Helicopter Parents
Lynn Ruth, it is hard to respond to your previous post. Although I am a parent myself, I don't know how I would react if my daughter ended up walking the same path.
However, I do feel that our generation is, in a sense, overinvolved; we are the so-called helicopter parents who, when things go wrong, helicopter in to do a rescue mission. There is something like personal responsibility and learning that certain actions have consequences even when you're 6. Children sometimes need to fall on their face to change certain behaviors and as parents, however difficult, we have to let go and see them fall rather than catching them before they hit the ground. My own parents were underinvolved and look how great I turned out (please add irony here). I have told people this story before but my parents said to me: "there's only three things we want you to do: finish highschool, take dancing lessons (yes they were very nineteenth century, bless their hearts) and get your driver's licence...other than that, you're on your own, kid." I can't say we ended up badly and certainly not dysfunctional (and there were 4 of us).
The daughter in your story has turned into a robot and it seems like she can't think for herself anymore. "Teach me how to do it myself," Maria Montessori wrote-- as helicopter parents we do it all for them and there are no lessons in that.
On that note, I'll tell you what happened to William and me. Last year William was in 3rd grade and the teacher wrote a letter at the beginning of the year that third grade was the year of facing up to personal responsibility. She wrote something to the effect of: "If you forget to bring your homework to school don't blame your mom for not putting it in your backpack." I read that and I said, yeah way to go!!!
Days go by and William can't find his homework folder one night. He's looking everywhere but finds nothing. It was getting late so William went to bed and went to school the next day. After I arrive at my office, I pull out the folders from my bag and out falls William's folder, which had the same color as one of my folders. I e-mailed the teacher to tell her. Her response: "Did you happen to find my folder, too?"

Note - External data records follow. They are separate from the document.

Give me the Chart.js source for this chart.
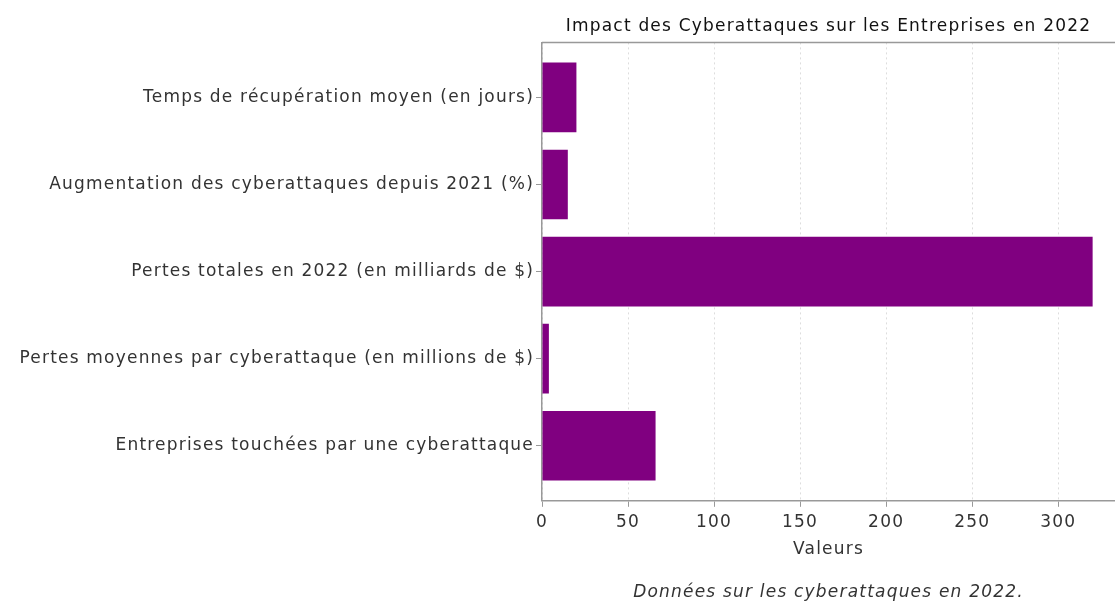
<!DOCTYPE html>
<html>
<head>
<meta charset="utf-8">
<script src="https://cdn.jsdelivr.net/npm/chart.js@4"></script>
<style>
  html, body { margin: 0; padding: 0; background: #fff; }
  #wrap { width: 1115px; height: 603px; }
</style>
</head>
<body>
<div id="wrap"><canvas id="cyberChart" width="1115" height="603"></canvas></div>
<script>
// Data
const categories = [
    'Temps de récupération moyen (en jours)',
    'Augmentation des cyberattaques depuis 2021 (%)',
    'Pertes totales en 2022 (en milliards de $)',
    'Pertes moyennes par cyberattaque (en millions de $)',
    'Entreprises touchées par une cyberattaque'
];
const values = [20, 15, 320, 4, 66];
const xTicks = [0, 50, 100, 150, 200, 250, 300];

const FONT = 'DejaVu Sans';
const PURPLE = '#800080';

// wider lettering, closer to the geometric font of the original
const spacing = {
    id: 'spacing',
    beforeLayout(chart) { chart.ctx.letterSpacing = '1.2px'; },
    beforeDraw(chart) { chart.ctx.letterSpacing = '1.2px'; }
};

// top frame line (the box edge above the bars)
const frameTop = {
    id: 'frameTop',
    afterDraw(chart) {
        const { ctx, chartArea } = chart;
        ctx.save();
        ctx.strokeStyle = '#999';
        ctx.lineWidth = 1.5;
        ctx.beginPath();
        ctx.moveTo(chartArea.left, chartArea.top);
        ctx.lineTo(chartArea.right + 2, chartArea.top);
        ctx.stroke();
        ctx.restore();
    }
};

const ctx = document.getElementById('cyberChart').getContext('2d');
new Chart(ctx, {
    type: 'bar',
    data: {
        datasets: [{
            label: 'Valeurs',
            data: values.map((v, i) => ({ x: v, y: i })),
            backgroundColor: PURPLE,
            borderWidth: 0,
            barPercentage: 0.8,
            categoryPercentage: 1
        }]
    },
    options: {
        indexAxis: 'y',
        responsive: false,
        animation: false,
        layout: { padding: { left: 0, right: 0, top: 15, bottom: 0 } },
        plugins: {
            legend: { display: false },
            tooltip: { enabled: false },
            title: {
                display: true,
                fullSize: false,
                text: 'Impact des Cyberattaques sur les Entreprises en 2022',
                color: '#111',
                font: { family: FONT, size: 17, weight: 'normal' },
                padding: { top: 1, bottom: 6 }
            },
            subtitle: {
                display: true,
                position: 'bottom',
                fullSize: false,
                text: 'Données sur les cyberattaques en 2022.',
                color: '#333',
                font: { family: FONT, size: 17, style: 'italic' },
                padding: { top: 23, bottom: 0 }
            }
        },
        scales: {
            x: {
                min: 0,
                max: 333,
                afterBuildTicks: axis => { axis.ticks = xTicks.map(v => ({ value: v })); },
                ticks: { color: '#333', font: { family: FONT, size: 17 }, padding: 6 },
                grid: { color: '#ddd', lineWidth: 1, tickLength: 6, tickColor: '#999', tickBorderDash: [] },
                border: { color: '#999', width: 1.5, dash: [2, 3] },
                title: {
                    display: true,
                    text: 'Valeurs',
                    color: '#333',
                    font: { family: FONT, size: 17 },
                    padding: { top: 0, bottom: 0 }
                }
            },
            y: {
                type: 'linear',
                reverse: true,
                offset: false,
                min: -0.632,
                max: 4.632,
                afterBuildTicks: axis => { axis.ticks = categories.map((c, i) => ({ value: i })); },
                afterFit: axis => { axis.width = 542; },
                ticks: {
                    color: '#333',
                    font: { family: FONT, size: 17 },
                    padding: 2,
                    callback: v => categories[v]
                },
                grid: { offset: false, drawOnChartArea: false, tickLength: 6, tickColor: '#999' },
                border: { color: '#999', width: 1.5 }
            }
        }
    },
    plugins: [spacing, frameTop]
});
</script>
</body>
</html>
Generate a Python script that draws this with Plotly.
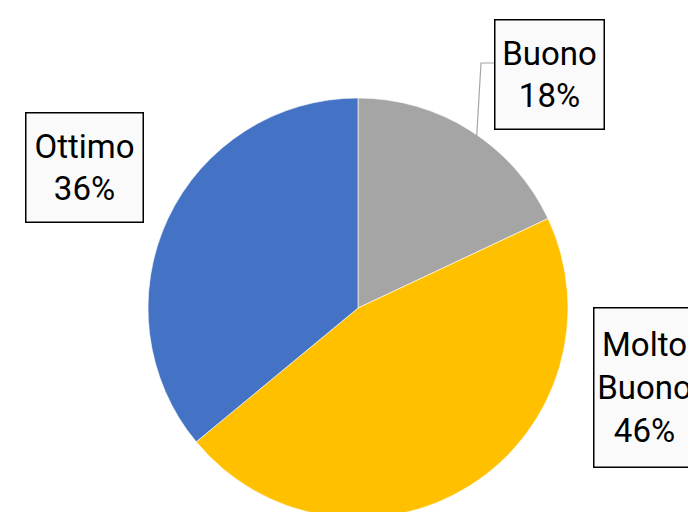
import plotly.graph_objects as go

labels = ["Buono", "Molto Buono", "Ottimo"]
values = [18, 46, 36]
colors = ["#A5A5A5", "#FFC000", "#4472C4"]
label_text = ["Buono<br>18%", "Molto<br>Buono<br>46%", "Ottimo<br>36%"]

W, H = 696, 512

fig = go.Figure()
fig.add_trace(go.Pie(
    labels=labels,
    values=values,
    sort=False,
    direction="clockwise",
    rotation=0,
    marker=dict(colors=colors, line=dict(color="rgba(255,255,255,0.6)", width=1)),
    textinfo="none",
    hoverinfo="label+percent",
    showlegend=False,
    domain=dict(x=[140 / W, 560 / W], y=[1 - 510 / H, 1 - 90 / H]),
))

font = dict(family="Roboto, Liberation Sans Narrow, sans-serif",
            size=33, color="#000000")

# box centres (paper fractions) and sizes in px
boxes = [
    (541 / W, 1 - 66 / H, 108, 108),     # Buono
    (636 / W, 1 - 379 / H, 100, 158),    # Molto Buono
    (76 / W, 1 - 159 / H, 116, 108),     # Ottimo
]
for txt, (bx, by, bw, bh) in zip(label_text, boxes):
    fig.add_annotation(
        x=bx, y=by, xref="paper", yref="paper",
        text=txt, showarrow=False, font=font,
        align="center", xanchor="center", yanchor="middle",
        width=bw, height=bh,
        bgcolor="#FAFAFA", bordercolor="#000000", borderwidth=1.5, borderpad=0,
    )

# leader line for Buono
fig.add_shape(
    type="path", xref="paper", yref="paper",
    path=f"M {486 / W} {1 - 55 / H} L {473 / W} {1 - 55 / H} L {468 / W} {1 - 140 / H}",
    line=dict(color="#A6A6A6", width=1.2),
)

fig.update_layout(
    width=W, height=H,
    margin=dict(l=0, r=0, t=0, b=0),
    paper_bgcolor="white", plot_bgcolor="white",
)

fig.write_html("out.html")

As for your friend: I don't have all the answers-- god knows what I would do if I were in her shoes, but maybe it is our love sometimes that gets in the way of what is best for the child
1 Comments:
Ok. I am stupid What did the teacher mean? YOU took William's folder. How could that have been his fault. And you are right. Sometimes in our zeal to make our kids lives perfect we reduce them to little puppets. I wish I who verbalize so often and so much, could explain why I am so disturbed by Christines present and her future. PPerhaps I am too close to her situation I too was an addict but I recovered without institutionalization, drugs or psychological counseling. It was a tough go but it stuck.